Cache Provisioning and Management for Content Delivery

06 Nov
Monday, 11/06/2017 10:00am to 12:00pm
Computer Science Building, Room 140
Ph.D. Dissertation Proposal Defense

"Cache Provisioning and Management for Content Delivery"

The exponential increase in Internet traffic coupled with the scarcity of available resources makes content delivery a challenging problem. Content delivery networks (CDNs) are integral to delivering a vast variety of content requested by users around the world at low latency and high reliability. CDNs deploy servers close to the users and cache and deliver trillions of user requests every day for a diverse set of content such as web pages, videos, software downloads and images, among others. In this dissertation, we propose algorithms to provision cache servers and manage the content they host to achieve different performance objectives such as minimizing the energy consumption of the network and maximizing the end-user performance.

Cache management is the process of deciding how content is cached in the servers of a CDN.  We propose cache management algorithms to make the servers energy-efficient using disk shutdown.
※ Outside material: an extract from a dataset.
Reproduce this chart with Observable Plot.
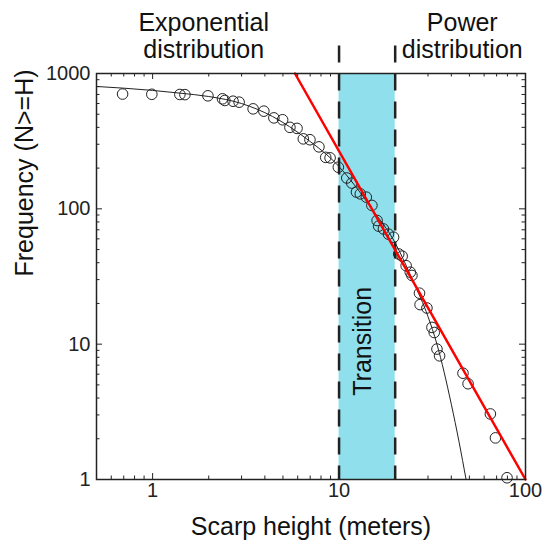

We find that disk shutdown provides good energy-performance tradeoff and is suitable for CDN servers. We also propose TTL-based caching algorithms that provably achieve performance targets specified by a CDN operator in the presence of non-stationary and bursty traffic. Using production traces from Akamai, we show that the proposed algorithms converge to the target hit rate and target cache size with low error. 
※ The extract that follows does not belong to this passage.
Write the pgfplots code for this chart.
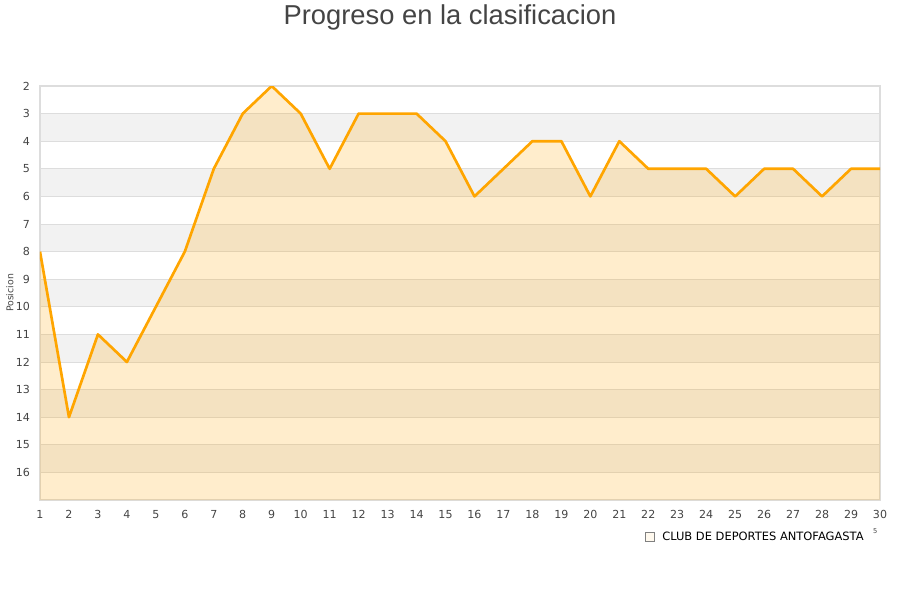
\documentclass[border=0pt]{standalone}
\usepackage{pgfplots}
\pgfplotsset{compat=1.18}
\usepackage{fontspec}
\setmainfont{DejaVu Sans}
\newfontfamily\titlefont{Liberation Sans}
\definecolor{lineor}{HTML}{FFA500}
\definecolor{band}{HTML}{F2F2F2}
\definecolor{gridc}{HTML}{DDDDDD}
\definecolor{txt}{HTML}{444444}
\definecolor{legfill}{HTML}{FFE0AA}
\pgfplotsset{
  common/.style={at={(30pt,75pt)}, anchor=south west,
  width=630pt, height=310.5pt, scale only axis,
  xmin=1, xmax=30, ymin=2, ymax=17, y dir=reverse},
  bandplot/.style={fill=band, draw=none, forget plot},
}
\begin{document}
\begin{tikzpicture}
\path[use as bounding box] (0pt,0pt) rectangle (675pt,450pt);
\node[font=\titlefont\fontsize{20.5}{24}\selectfont, text=txt] at (337.5pt,437pt) {Progreso en la clasificacion};
\begin{axis}[common, hide axis]
\addplot[bandplot] coordinates {(1,3) (30,3) (30,4) (1,4)};
\addplot[bandplot] coordinates {(1,5) (30,5) (30,6) (1,6)};
\addplot[bandplot] coordinates {(1,7) (30,7) (30,8) (1,8)};
\addplot[bandplot] coordinates {(1,9) (30,9) (30,10) (1,10)};
\addplot[bandplot] coordinates {(1,11) (30,11) (30,12) (1,12)};
\addplot[bandplot] coordinates {(1,13) (30,13) (30,14) (1,14)};
\addplot[bandplot] coordinates {(1,15) (30,15) (30,16) (1,16)};
\end{axis}
\begin{axis}[common,
  xtick={1,...,30}, ytick={2,...,16},
  extra y ticks={17}, extra y tick labels={},
  major tick length=0pt,
  ymajorgrids=true, xmajorgrids=false,
  major grid style={gridc, line width=0.6pt},
  axis line style={gridc, line width=0.8pt},
  tick label style={font=\fontsize{8.3}{10}\selectfont, text=txt},
  /pgf/number format/assume math mode=true,
  xticklabel style={yshift=-4pt},
  yticklabel style={xshift=-4pt},
  ylabel={Posicion},
  ylabel style={font=\fontsize{7}{8}\selectfont, text=txt, at={(rel axis cs:-0.0357,0.5)}, anchor=center},
  legend style={at={(rel axis cs:0.984,-0.089)}, anchor=east, draw=none, fill=none, inner sep=0pt,
     font=\fontsize{8.6}{10}\selectfont, text=black, legend cell align=left},
  legend image code/.code={\draw[fill=legfill, draw=gray, line width=0.5pt] (0pt,-3.4pt) rectangle (6.75pt,3.4pt); \path (11pt,0pt);},
]
\addplot[fill=lineor, fill opacity=0.2, draw=none] coordinates {
(1,17) (1,8) (2,14) (3,11) (4,12) (5,10) (6,8) (7,5) (8,3) (9,2) (10,3)
(11,5) (12,3) (13,3) (14,3) (15,4) (16,6) (17,5) (18,4) (19,4) (20,6)
(21,4) (22,5) (23,5) (24,5) (25,6) (26,5) (27,5) (28,6) (29,5) (30,5) (30,17)
};
\addlegendentry{CLUB DE DEPORTES ANTOFAGASTA}
\addplot[lineor, line width=2pt, line join=round, forget plot] coordinates {
(1,8) (2,14) (3,11) (4,12) (5,10) (6,8) (7,5) (8,3) (9,2) (10,3)
(11,5) (12,3) (13,3) (14,3) (15,4) (16,6) (17,5) (18,4) (19,4) (20,6)
(21,4) (22,5) (23,5) (24,5) (25,6) (26,5) (27,5) (28,6) (29,5) (30,5)
};
\end{axis}
\node[font=\fontsize{5}{6}\selectfont, text=txt] at (656.5pt,52pt) {5};
\end{tikzpicture}
\end{document}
Cache provisioning is the process of determining the set of content domains hosted on the edge servers. Cache provisioning is complicated by the presence of thousands of content domains with widely varying performance characteristics. To address this challenge, we propose footprint descriptors which are a succinct representation of the content requested by users. Footprint descriptors effectively capture the popularity characteristics and caching performance of different content classes. We also propose a footprint descriptor calculus that can be used to decide how content should be mixed or partitioned and so on to efficiently provision caches. We finally propose optimization models that can be used to automatically provision caches to jointly minimize the cache miss traffic from the network and the end-user latency. Such optimization models would guide the development of better cache provisioning and management schemes to meet the traffic demands of the future.

Advisor: Ramesh Sitaraman